Patriots need a challenge; is one really out there?
Pleeeeeeze NFL, get some teams that can actually play professional football on the New England Patriots schedule.
Sure, you fans are loving this, it’s a rout every seven days for you to enjoy, 30-14 on this particular Sunday at sun-splashed, Antonio Brown-free Gillette Stadium.
Is it a testament to how incredibly good the Patriots are or how bad the quality of a portion of the NFL has become?
The final tally for three weeks is 106-17, Patriots vs. opponents. The level of opposition talent is brutal, the coaching in most cases is abysmal, and the football is, as a result, fairly awful.
In the locker room on Sunday, the media was giving accolades to the New England defense, which certainly deserves something for how it’s played with no touchdowns allowed in three weeks.
“As a group, we’re doing everything,” Patriots safety Duron Harmon. “There’s good communication, we’re tackling, we’re getting pressure, we’re covering well. We’re doing everything and all the little things right.”
And a lot of teams are doing everything wrong. Bad football was the star, and we have to remember that the Jets, as usual, didn’t have anyone good at quarterback as second year pro Sam Darnold was out with mono. Luke Falk (12 of 22 for 98 yards ouch) was the latest no name we were subjected to, and predictably the Jets didn’t score a point on offense.
As their coach, Adam Gase, said, “Offensively, we were atrocious. As bad as you can get.”
The only reason it was as close as it was (30-14) in the final quarter is (A) Brady seemed to have trouble once his binky Julian Edelman left the game with a chest injury, and (B) two big mistakes by preseason rookie heroes Gunner Olszewski (muffed punt recovered by the Jets’ Arthur Maulet in the end zone) and backup QB Jarret Stidham (pick six by one of the few good Jets, safety Jamal Adams).
Why did things slow down offensively for New England?
“Just a lot of things,” Brady said afterward. “I’ve got to see the film. Obviously, not good enough to score points. I wish we would score points on every possession. We just didn’t get the job done. …
“When you’re missing your best players, it gets more challenging and your margin of error goes down. But every team deals with it. I mean, (the Jets) certainly weren’t healthy today.”
No, they weren’t, but usually they never are. Meanwhile, there are some interesting stories here. One is certainly linebacker Jamie Collins, who is playing All World football in his second Patriot go round with seven tackles and two sacks (and a near pick) yesterday.
“It’s always good to be out there playing with a group of guys like this,” he said. “I’ve got 10 other great guys out there. Makes my job a little easier. … It’s all coming together.”
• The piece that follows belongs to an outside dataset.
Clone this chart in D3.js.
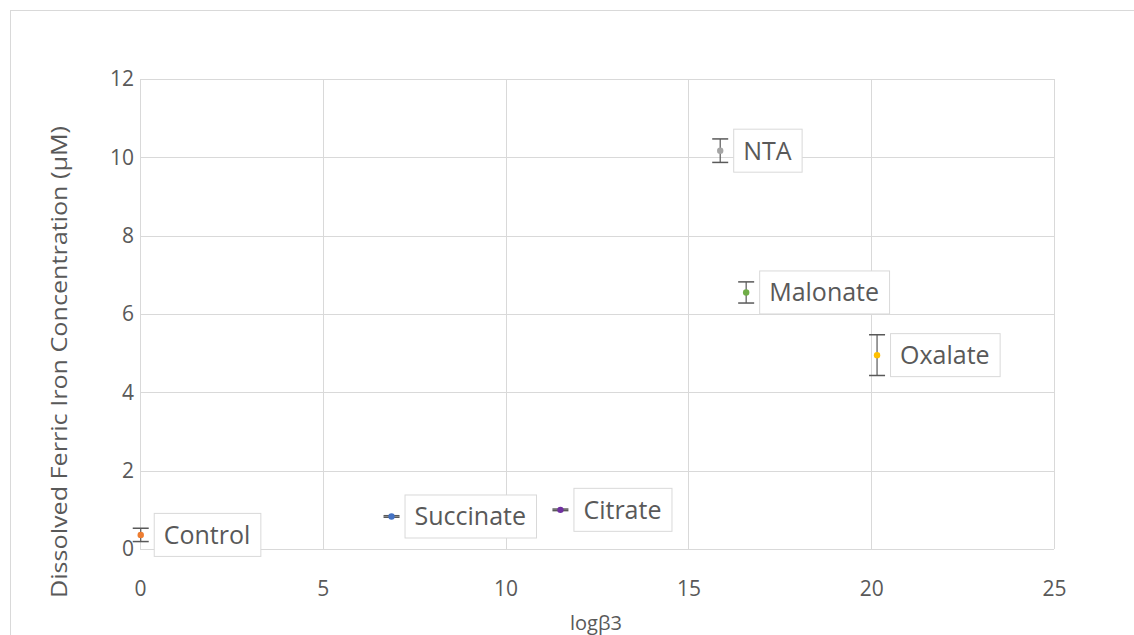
<!DOCTYPE html>
<html>
<head>
<meta charset="utf-8">
<script src="https://cdn.jsdelivr.net/npm/d3@7"></script>
<style>
  body { margin: 0; background: #fff; }
  text { font-family: "Open Sans", sans-serif; fill: #595959; }
</style>
</head>
<body>
<div id="chart"></div>
<script>
// Data
const names = ['Control', 'Succinate', 'Citrate', 'NTA', 'Malonate', 'Oxalate']
const logBeta = [0.02, 6.88, 11.5, 15.87, 16.58, 20.16]
const iron = [0.36, 0.83, 1.0, 10.17, 6.55, 4.95]
const errors = [0.17, 0.02, 0.02, 0.3, 0.27, 0.52]
const colors = ['#ED7D31', '#4472C4', '#7030A0', '#A5A5A5', '#70AD47', '#FFC000']
const xTicks = [0, 5, 10, 15, 20, 25]
const yTicks = [0, 2, 4, 6, 8, 10, 12]

const dataset = names.map((n, i) => ({name: n, x: logBeta[i], y: iron[i], err: errors[i], color: colors[i]}))

// Dimensions
let dimensions = {
  width: 1134,
  height: 635,
  left: 140,
  right: 1054,
  top: 79,
  bottom: 549
}

const svg = d3.select('#chart')
  .append('svg')
  .attr('width', dimensions.width)
  .attr('height', dimensions.height)

// chart border
svg.append('rect')
  .attr('x', 10.5).attr('y', 10.5)
  .attr('width', 1140).attr('height', 640)
  .attr('fill', 'none').attr('stroke', '#d9d9d9')

// Scales
const xScale = d3.scaleLinear().domain([0, 25]).range([dimensions.left, dimensions.right])
const yScale = d3.scaleLinear().domain([0, 12]).range([dimensions.bottom, dimensions.top])

// grid
svg.append('g').selectAll('line.v')
  .data(xTicks)
  .join('line')
  .attr('x1', d => Math.round(xScale(d)) + 0.5).attr('x2', d => Math.round(xScale(d)) + 0.5)
  .attr('y1', dimensions.top).attr('y2', dimensions.bottom)
  .attr('stroke', '#d9d9d9')

svg.append('g').selectAll('line.h')
  .data(yTicks)
  .join('line')
  .attr('x1', dimensions.left).attr('x2', dimensions.right)
  .attr('y1', d => Math.round(yScale(d)) + 0.5).attr('y2', d => Math.round(yScale(d)) + 0.5)
  .attr('stroke', '#d9d9d9')

// Axes
const xAxis = d3.axisBottom(xScale).tickValues(xTicks).tickSize(0).tickPadding(32)
const xg = svg.append('g').attr('transform', `translate(0, ${dimensions.bottom})`).call(xAxis)
xg.select('.domain').remove()
xg.selectAll('text').style('font-size', '21px').attr('fill', '#595959')

const yAxis = d3.axisLeft(yScale).tickValues(yTicks).tickSize(0).tickPadding(6)
const yg = svg.append('g').attr('transform', `translate(${dimensions.left}, 0)`).call(yAxis)
yg.select('.domain').remove()
yg.selectAll('text').style('font-size', '21px').attr('fill', '#595959')

// axis titles
svg.append('text')
  .attr('x', (dimensions.left + dimensions.right) / 2 - 1)
  .attr('y', 630)
  .attr('text-anchor', 'middle')
  .style('font-size', '20px')
  .text('logβ3')

svg.append('text')
  .attr('transform', `translate(67, 362) rotate(-90)`)
  .attr('text-anchor', 'middle')
  .attr('textLength', 472)
  .attr('lengthAdjust', 'spacingAndGlyphs')
  .style('font-size', '22px')
  .text('Dissolved Ferric Iron  Concentration (μM)')

// Error bars
const ctr = svg.append('g')
const eb = ctr.selectAll('g.eb').data(dataset).join('g')
eb.append('line')
  .attr('x1', d => xScale(d.x)).attr('x2', d => xScale(d.x))
  .attr('y1', d => yScale(d.y + d.err)).attr('y2', d => yScale(d.y - d.err))
  .attr('stroke', '#595959').attr('stroke-width', 1.2)
eb.selectAll('line.cap')
  .data(d => [d.y + d.err, d.y - d.err].map(v => ({x: d.x, v})))
  .join('line')
  .attr('x1', d => xScale(d.x) - 8).attr('x2', d => xScale(d.x) + 8)
  .attr('y1', d => yScale(d.v)).attr('y2', d => yScale(d.v))
  .attr('stroke', '#595959').attr('stroke-width', 1.5)

// Points
ctr.selectAll('circle')
  .data(dataset)
  .join('circle')
  .attr('cx', d => xScale(d.x))
  .attr('cy', d => yScale(d.y))
  .attr('r', 3.2)
  .attr('fill', d => d.color)

// Labels
const lab = svg.append('g').selectAll('g').data(dataset).join('g')
const boxes = lab.append('rect')
const texts = lab.append('text')
  .attr('x', d => xScale(d.x) + 23)
  .attr('y', d => yScale(d.y) + 9)
  .style('font-size', '25px')
  .text(d => d.name)
texts.each(function(d) { d.w = this.getComputedTextLength() })
boxes
  .attr('x', d => xScale(d.x) + 13.5)
  .attr('y', d => yScale(d.y) - 21.5)
  .attr('width', d => d.w + 20)
  .attr('height', 43)
  .attr('fill', '#fff')
  .attr('stroke', '#d9d9d9')
</script>
</body>
</html>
Another is wideout Josh Gordon, the center of who Sunday had six catches for 83 yards, one an amazing sideline grab and another a go-up-and-get-it type on third and 22. With Brown gone, he goes back to being a big go-to guy again for Brady, and his comparison after the game to his own plights off the field and this team’s tenacious mentality were impressive.
“Physically, I think I’ve always been a a fighter in somce kind of way,” he said. “Just have to fight back, be the underdog. That’s my mindset when I step out there on the field and play each week.”
They’ll need that mindset down the road. Perhaps back-to-back games with Cleveland and Baltimore in just over a month might provide us with something to watch. Definitely the stretch with Philadelphia, Dallas, Houston and Kansas City Nov. 17-Dec. 8. Sure, circle that Chiefs game.
“We’re getting there,” Harmon said. “If I can tell you where we’re going to be week nine or week 10, we’re still working through things, still working through disguises, still working through coverages, we’re still learning so much about ourselves. We’re getting there though.”
With the exception of a few teams, the rest of the NFL can’t say the same thing. Once again that includes the Jets.